Obviously, registrars at colleges and guidance counselors at high schools are not entirely to blame for these pain points. The processes, procedures, protocols, etc. and lack of resources toward devoting funded solutions for emerging technologies are to blame. Additionally, if you work in the Office of the Registrar, or serve as a guidance counselor at a high school, you are not alone in your requests to fill gaps and reduce inefficiencies within your department. Many institutions face these same issues.
Requesting Student Records
Problem: The record-ordering process is often disjointed, confusing and far from streamlined. This frustration is then passed along to the student in one form or another.

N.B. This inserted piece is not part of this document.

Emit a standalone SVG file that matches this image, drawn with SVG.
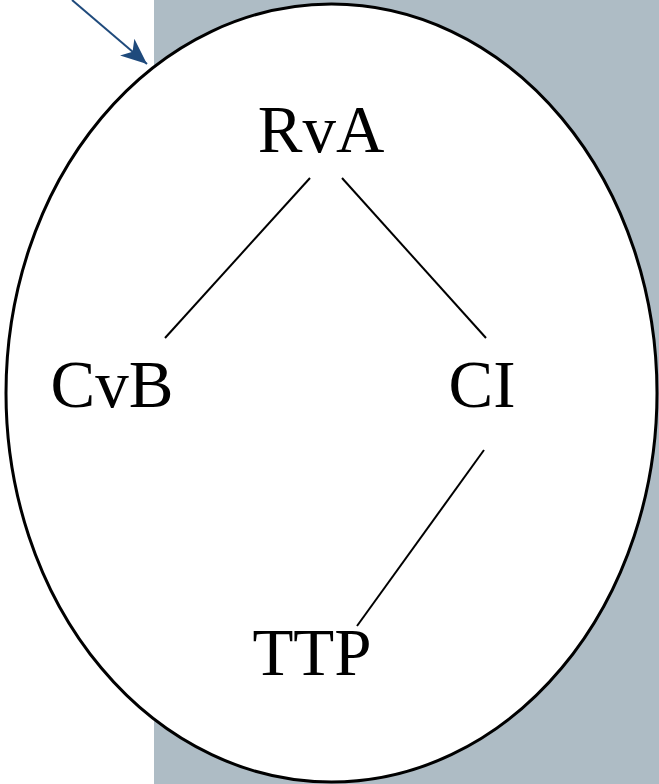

Solution: Blockchain provides a central space for everything. Therefore my son’s transcript, state test scores, AP scores, SAT scores, grades, and even my electric bill to boot is ready to go.
Need a Diploma… Like Now? (not 5-10 weeks from now)
Problem: In today’s digital world, there should be no need for a student to wait five to 10 weeks for a diploma. Anyone with even a little bit of blockchain knowledge has likely wondered if it’s possible to use blockchain to bypass those third-party vendors who develop, process and send a paper or digital diploma. YES you can.
Solution: Here’s a thought: Get your marketing department to develop a sharp-looking diploma, verify it with signatures and stamps, then store it on the blockchain. It cannot be changed in any way, but the student can access their diploma and any other credentials on-demand at no cost. Also, think about the thousands you currently spend on diploma and credential issuers. This is really a no-brainer.
Seamless System Integration
Problem: Many times, institutions purchase student record systems that were integrated several years ago, and they do not “talk to” other internal or external systems SIS, CRM, LMS, and cataloging systems. Students may also use different methods to pay for classes. For example, if a university is made up of a large proportion of military students, in order to receive Tuition Assistance (TA) benefits, these students need to supply a deferment education verification letter to the military branch to which they are associated to confirm they are a part-time or full-time student so that they can receive tuition and housing before school starts. Due to the systems that the military branches use—which oftentimes do not talk to student record management systems—institutions must rely on staff to manually input the information. So, for example, if a name is spelled incorrectly, or if a social security number is off by one digit, synchronization of the records does not occur and the verification process is delayed. This creates unnecessary inefficiencies which prevents registrar teams from customizing their workflows.
Solution: Blockchain technology, by design, allows for flexible integration and support custom workflows. Credentials, verification letters, and other student records are stored on blockchain, therefore are accessible whenever, wherever.
Security and Verification
Problem: Data privacy is paramount, period. However, the Office of the Registrar has everyday access to student records. Additionally, fraudulent transcripts, diplomas and other credentials are issues registrar teams deal with occasionally as well.
Solution: Again, by design, blockchain is highly secure. Each “block” in a blockchain contains records of transactions, therefore each block is connected to the one before and after it. For a hacker to tamper with even a single record, he would need to change the block containing that record as well as the blocks linked to it to avoid getting caught. Records are also secure with cryptography. Students would have their own private keys to each transaction they make which serves as a digital signature. If the signature is changed in any way, the record becomes invalid.
When I look at the all time wasted—my time, my son’s time, the staff’s time at the high school and the registrar’s office—it is readily apparent that blockchain-based systems must be implemented as soon as possible.
Our registration nightmare is over… but for so many other parents it’s still around the corner!